Requirements for proposals

Panel proposals should include:

  • the title

  • a description of max 250 words

  • names of minimum three presenters and the title of their presentations (abstracts can wait, but might well be sent with the proposal)

  • name of chair and convener (might be the same person) and email addresses

The conveners would be in charge of organizing the panels before the congress.

The proposal should be written in the language to be used by the panel.

The proposals should be submitted to by February 1, 2023.

The accepted panels will be published on our website, together with the call for individual abstracts. Additional contributors might later be added to the panels, if room for it, from the incoming individual abstracts.


NALAS Members: 750 NOK

NALAS student members: 100 NOK

Non-members from Europe and USA: 1500 NOK

Non-member students: 500 NOK

Scholars based in Latin America, Africa, and Asia: Free

Organizing committee

Jorge J. Locane, Hans Jacob Ohldieck, Ole Jacob Løland, Guro Nore Fløgstad, Yuri Kasahara, Alissa Vik, Kari Soriano Salkjelsvik, Jørgen Sørlie Yri, Vegard Bye, Fabian Mosenson, Astrid B. Stensrud

Keynote speakers

Florencia Garramuño received her Ph.D. in Romance Languages and Literatures from Princeton University. She is now a full professor in the Department of Humanities at the Universidad de San Andrés and an independent researcher at CONICET. She has been a John Simon Guggenheim Fellow and has received a Tinker Visiting Fellow at Stanford University. Her many publications include Genealogías Culturales. Argentina, Brazil y Uruguay en la novela contemporánea, 1980-1990 (Beatriz Viterbo, 2003), Modernidades Primitivas: Tango, Samba y Nación (Fondo de Cultura Económica, 2007), La experiencia opaca: literatura y desencanto (Fondo de Cultura Económica, 2009), Mundos en común. Ensayos sobre la inespecifidad en el arte (Fondo de Cultura Económica, 2015), and Brasil Caníbal. Entre la bossa nova y la extrema derecha (Paidós, 2019). Professor Carramuño is also known for her translations of texts by Silviano Santiago, Ana Cristina Cesar, João Guimarães Rosa, and Clarice Lispector, among others.

Lillian Guerra is Professor at the University of Florida.

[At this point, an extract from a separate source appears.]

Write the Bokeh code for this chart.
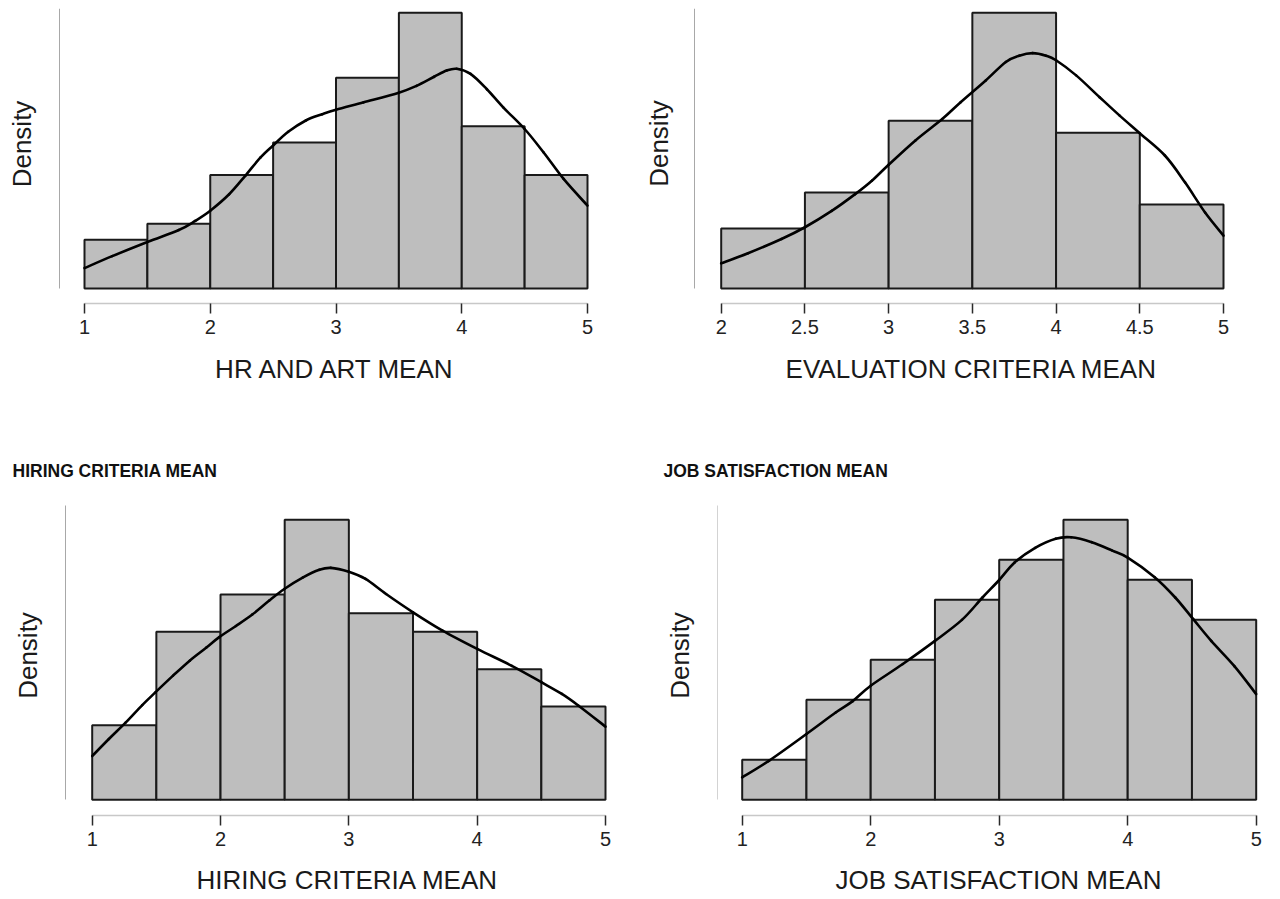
from bokeh.plotting import figure
from bokeh.layouts import column, row
from bokeh.models import FixedTicker, Title
from bokeh.embed import file_html
from bokeh.resources import INLINE

BIN_W = 0.5

# ---------------- data ----------------
hr_edges = [1.0, 1.5, 2.0, 2.5, 3.0, 3.5, 4.0, 4.5, 5.0]
hr_counts = [3, 4, 7, 9, 13, 17, 10, 7]
hr_kde_x = [1.0, 1.22, 1.5, 1.75, 1.88, 2.0, 2.15, 2.28, 2.4, 2.5, 2.62, 2.76, 2.89, 3.0,
            3.22, 3.5, 3.64, 3.78, 3.88, 3.96, 4.07, 4.2, 4.33, 4.5, 4.65, 4.81, 5.0]
hr_kde_y = [0.036, 0.057, 0.082, 0.103, 0.119, 0.137, 0.166, 0.199, 0.231, 0.252, 0.276, 0.296,
            0.307, 0.315, 0.328, 0.345, 0.357, 0.373, 0.384, 0.387, 0.378, 0.351, 0.319, 0.281,
            0.240, 0.193, 0.146]
hr_ticks = [1, 2, 3, 4, 5]
hr_tick_labels = ["1", "2", "3", "4", "5"]

ev_edges = [2.0, 2.5, 3.0, 3.5, 4.0, 4.5, 5.0]
ev_counts = [5, 8, 14, 23, 13, 7]
ev_kde_x = [2.0, 2.16, 2.36, 2.5, 2.66, 2.8, 2.9, 3.0, 3.16, 3.32, 3.43, 3.58, 3.7, 3.78,
            3.86, 3.94, 4.0, 4.12, 4.26, 4.38, 4.5, 4.65, 4.77, 4.89, 5.0]
ev_kde_y = [0.060, 0.084, 0.118, 0.146, 0.185, 0.225, 0.257, 0.295, 0.353, 0.404, 0.444,
            0.496, 0.540, 0.555, 0.561, 0.555, 0.544, 0.508, 0.456, 0.412, 0.370, 0.317, 0.253,
            0.181, 0.126]
ev_ticks = [2, 2.5, 3, 3.5, 4, 4.5, 5]
ev_tick_labels = ["2", "2.5", "3", "3.5", "4", "4.5", "5"]

hc_edges = [1.0, 1.5, 2.0, 2.5, 3.0, 3.5, 4.0, 4.5, 5.0]
hc_counts = [4, 9, 11, 15, 10, 9, 7, 5]
hc_kde_x = [1.0, 1.13, 1.26, 1.39, 1.49, 1.63, 1.76, 1.89, 1.99, 2.12, 2.25, 2.38, 2.5, 2.64,
            2.77, 2.86, 3.0, 3.13, 3.29, 3.5, 3.73, 4.0, 4.27, 4.5, 4.66, 4.79, 5.0]
hc_kde_y = [0.067, 0.093, 0.118, 0.145, 0.164, 0.190, 0.213, 0.233, 0.249, 0.266, 0.284, 0.305,
            0.323, 0.340, 0.352, 0.355, 0.349, 0.338, 0.315, 0.287, 0.259, 0.231, 0.205, 0.180,
            0.162, 0.144, 0.112]
hc_ticks = [1, 2, 3, 4, 5]
hc_tick_labels = ["1", "2", "3", "4", "5"]

js_edges = [1.0, 1.5, 2.0, 2.5, 3.0, 3.5, 4.0, 4.5, 5.0]
js_counts = [2, 5, 7, 10, 12, 14, 11, 9]
js_kde_x = [1.0, 1.21, 1.5, 1.73, 1.86, 2.0, 2.25, 2.5, 2.71, 2.87, 3.0, 3.12, 3.28, 3.44, 3.56,
            3.72, 3.88, 4.0, 4.21, 4.37, 4.51, 4.65, 4.83, 5.0]
js_kde_y = [0.032, 0.056, 0.094, 0.125, 0.141, 0.163, 0.194, 0.227, 0.257, 0.289, 0.314, 0.339,
            0.360, 0.373, 0.375, 0.368, 0.356, 0.346, 0.318, 0.289, 0.258, 0.227, 0.191, 0.151]
js_ticks = [1, 2, 3, 4, 5]
js_tick_labels = ["1", "2", "3", "4", "5"]

FONT = "Liberation Sans"


def smooth_segments(xs, ys):
    """Catmull-Rom control points so the read curve points are joined by smooth Beziers."""
    n = len(xs)
    out = {k: [] for k in ("x0", "y0", "x1", "y1", "cx0", "cy0", "cx1", "cy1")}
    for i in range(n - 1):
        a = i - 1 if i > 0 else i
        d = i + 2 if i + 2 < n else i + 1
        out["x0"].append(xs[i]); out["y0"].append(ys[i])
        out["x1"].append(xs[i + 1]); out["y1"].append(ys[i + 1])
        out["cx0"].append(xs[i] + (xs[i + 1] - xs[a]) / 6)
        out["cy0"].append(ys[i] + (ys[i + 1] - ys[a]) / 6)
        out["cx1"].append(xs[i + 1] - (xs[d] - xs[i]) / 6)
        out["cy1"].append(ys[i + 1] - (ys[d] - ys[i]) / 6)
    return out


def make_panel(edges, counts, kx, ky, ticks, tick_labels, xlabel, title, g):
    W, H = g["W"], g["H"]
    fl, ft, fb, fr = g["fl"], g["ft"], g["fb"], g["fr"]
    n = sum(counts)
    dens = [c / (n * BIN_W) for c in counts]
    sx = (g["xhi"] - g["xlo"]) / (edges[-1] - edges[0])
    x_start = edges[0] - (g["xlo"] - fl) / sx
    x_end = edges[-1] + (fr - g["xhi"]) / sx
    x_axis_loc = edges[0] - (g["xlo"] - g["yline_x"]) / sx
    dmax = max(dens)
    sy = (g["base"] - g["top"]) / dmax
    y_end = dmax + (g["top"] - ft) / sy
    y_start = -(fb - g["base"]) / sy
    y_line_top = dmax + (g["top"] - g["yline_top"]) / sy

    kw = dict(width=W, height=H, x_range=(x_start, x_end), y_range=(y_start, y_end),
              min_border_left=fl, min_border_right=W - fr, min_border_top=ft,
              min_border_bottom=H - fb, output_backend="svg", toolbar_location=None,
              tools="")
    if title is None:
        p = figure(title_location=None, **kw)
    else:
        p = figure(title=title, **kw)
        p.title.align = "left"
        p.title.offset = g["title_x"] - fl
        p.title.text_font = FONT
        p.title.text_font_size = "17.5px"
        p.title.text_font_style = "bold"
        p.title.text_color = "#111111"
        p.title.standoff = 10

    p.quad(left=edges[:-1], right=edges[1:], bottom=0, top=dens,
           fill_color="#bebebe", line_color="#1a1a1a", line_width=2)
    seg = smooth_segments(kx, ky)
    p.bezier(x0=seg["x0"], y0=seg["y0"], x1=seg["x1"], y1=seg["y1"],
             cx0=seg["cx0"], cy0=seg["cy0"], cx1=seg["cx1"], cy1=seg["cy1"],
             line_color="#000000", line_width=2.6, line_cap="round")

    p.xgrid.visible = False
    p.ygrid.visible = False
    p.outline_line_color = None
    p.background_fill_color = "white"
    p.border_fill_color = "white"

    xa = p.xaxis[0]
    xa.ticker = FixedTicker(ticks=ticks)
    xa.major_label_overrides = {t: l for t, l in zip(ticks, tick_labels)}
    xa.bounds = (edges[0], edges[-1])
    xa.axis_line_color = "#c8c8c8"
    xa.axis_line_width = 1.5
    xa.major_tick_line_color = "#2a2a2a"
    xa.major_tick_line_width = 1.5
    xa.major_tick_out = 10
    xa.major_tick_in = 0
    xa.minor_tick_line_color = None
    xa.major_label_text_font = FONT
    xa.major_label_text_font_size = "20px"
    xa.major_label_text_color = "#222222"
    xa.major_label_standoff = g["tick_sd"]
    xa.axis_label = xlabel
    xa.axis_label_text_font = FONT
    xa.axis_label_text_font_size = "26px"
    xa.axis_label_text_font_style = "normal"
    xa.axis_label_text_color = "#1a1a1a"
    xa.axis_label_standoff = g["lab_sd"]

    ya = p.yaxis[0]
    ya.fixed_location = x_axis_loc
    ya.ticker = FixedTicker(ticks=[])
    ya.bounds = (0, y_line_top)
    ya.axis_line_color = "#a8a8a8"
    ya.axis_line_width = 1
    ya.major_tick_out = 0
    ya.major_tick_in = 0
    ya.minor_tick_line_color = None
    ya.major_label_text_font_size = "0px"
    ya.major_label_standoff = 0

    # "Density" as a rotated side title
    cx, cy = g["dens_cx"], g["dens_cy"]
    sd = 2 * (fl - cx - 14.8)
    text_len = 3.334 * 26
    dens_title = Title(text="Density", align="left", offset=fb - cy - text_len / 2,
                       standoff=sd, text_font=FONT, text_font_size="26px",
                       text_font_style="normal", text_color="#1a1a1a")
    p.add_layout(dens_title, "left")
    return p


g1 = dict(W=640, H=450, fl=42, ft=8, fb=303, fr=628, xlo=84, xhi=587, base=288, top=12.3,
          yline_x=59, yline_top=8, tick_sd=6, lab_sd=17, dens_cx=22, dens_cy=143.5)
g2 = dict(W=640, H=450, fl=36, ft=8, fb=303, fr=626, xlo=80.7, xhi=583, base=288, top=12.3,
          yline_x=54, yline_top=8, tick_sd=6, lab_sd=17, dens_cx=19, dens_cy=143)
g3 = dict(W=640, H=449, fl=54, ft=35, fb=365, fr=640, xlo=91.7, xhi=605, base=349.3,
          top=69.3, yline_x=65, yline_top=55, tick_sd=6, lab_sd=16, dens_cx=28, dens_cy=205,
          title_x=12)
g4 = dict(W=640, H=449, fl=77, ft=35, fb=365, fr=639, xlo=101.7, xhi=615.7, base=349.3,
          top=69.3, yline_x=77, yline_top=55, tick_sd=6, lab_sd=16, dens_cx=40, dens_cy=205,
          title_x=23)

p1 = make_panel(hr_edges, hr_counts, hr_kde_x, hr_kde_y, hr_ticks, hr_tick_labels,
                "HR AND ART MEAN", None, g1)
p2 = make_panel(ev_edges, ev_counts, ev_kde_x, ev_kde_y, ev_ticks, ev_tick_labels,
                "EVALUATION CRITERIA MEAN", None, g2)
p3 = make_panel(hc_edges, hc_counts, hc_kde_x, hc_kde_y, hc_ticks, hc_tick_labels,
                "HIRING CRITERIA MEAN", "HIRING CRITERIA MEAN", g3)
p4 = make_panel(js_edges, js_counts, js_kde_x, js_kde_y, js_ticks, js_tick_labels,
                "JOB SATISFACTION MEAN", "JOB SATISFACTION MEAN", g4)

layout = column(row(p1, p2), row(p3, p4))
open("out.html", "w").write(file_html(layout, INLINE))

She is the author of many scholarly articles and works of public scholarship, as well as five books of history: Popular Expression and National Identity in Puerto Rico (University Press of Florida, 1998), The Myth of José Martí: Conflicting Nationalisms in Early Twentieth-Century Cuba (University of North Carolina Press, 2005), Visions of Power in Cuba: Revolution, Redemption and Resistance, 1959-1971 (University of North Carolina Press, 2012), and Heroes, Martyrs and Political Messiahs in Revolutionary Cuba, 1946-1958 (Yale University Press, 2018). Visions of Power in Cuba received the 2014 Bryce Wood Book Award from the Latin American Studies Association, its most prestigious prize for a book on Latin America across all fields. Her new book, Patriots and Traitors in Revolutionary Cuba, 1961-1981 was released in January 2023 by the University of Pittsburgh Press. Guerra has also received fellowships from the National Endowment for the Humanities, the American Council of Learned Societies, and the John Simon Guggenheim Foundation.